Timber export ban to save forests, promote carbon-credit trading

Agriculture Ministry says programme will offer sustainable development options that improve people's lives and safeguard the environment.

CARBON MARKET
Cambodia's "avoided deforestation project", part of an agreement signed last month with nine community forestry groups in Oddar Meanchey, is expected to generate 8.5 million tonnes of carbon-offset credits over 30 years, according to the NGO Terra Global.

MINISTER of Agriculture Chan Sarun on Thursday announced a Kingdom-wide ban on timber exports in a move aimed at protecting forests and promoting a future carbon-credit trading programme.

"We must stop illegal timber exports and make a greater effort to protect our forests," Chan Sarun said. "With carbon credits, we can develop the country and improve the lives of our people without damaging our environment."

In years past, illegal logging for domestic use and cross-border trade has stripped Cambodia of much of its natural forest cover, he said, adding that the government has confiscated nearly 300,000 hectares of land cleared of its forests by developers and land speculators.

"We have [also] confiscated more than 52,000 cubic metres of illegal timber, some 319 trucks used by illegal loggers and prosecuted more than 600 individuals involved in the illegal timber trade," Chan Sarun said.

Ma Soktha, head of the reforestation office at the Ministry of Agriculture's Forestry Department, said the government spends between
US$850,000 and $1 million each year on conservation efforts, tree plantings and security efforts to prevent logging in protected areas.

"We will not have to worry about illegal logging if we enforce existing laws and halt all timber exports as well," he said.

Ma Soktha said the government has also planted nearly 50,000 hectares of trees and laid the groundwork for a carbon-credit programme.

"We have created two carbon-credit sample areas on 24 hectares of forest land in Oddar Meanchey and Koh Kong provinces," he said.
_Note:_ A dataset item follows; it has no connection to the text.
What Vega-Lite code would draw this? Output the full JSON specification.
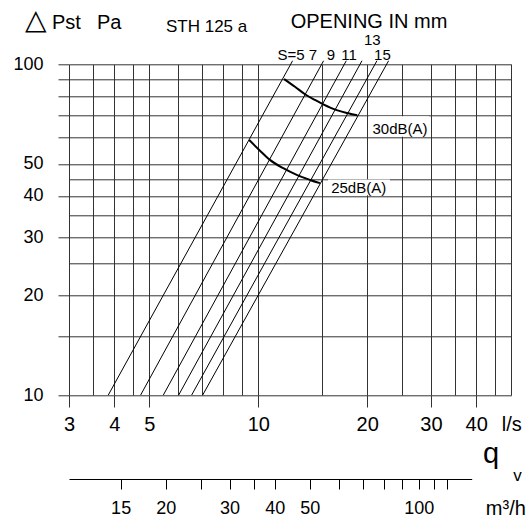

Amanda Bradley, country director for Community Forest International, said last week that the export ban and increased conservation efforts were important steps towards combating global warming and developing a new sustainable market for carbon credits for Cambodia.

"The government stands to profit substantially from developed countries with a carbon-credit programme, which in turn would help people improve their economic situation," she said.

Nop Polin, national coordinator of climate change awareness at Geres, said trading in fresh air, as he described the carbon-credit programme, instead of illegal timber could reduce greenhouse gasses and help prevent global climate change.

"We need forests to protect against global warming and other natural disasters," he said. "And we can sell the world our carbon credits, which is to say we can sell them fresh air."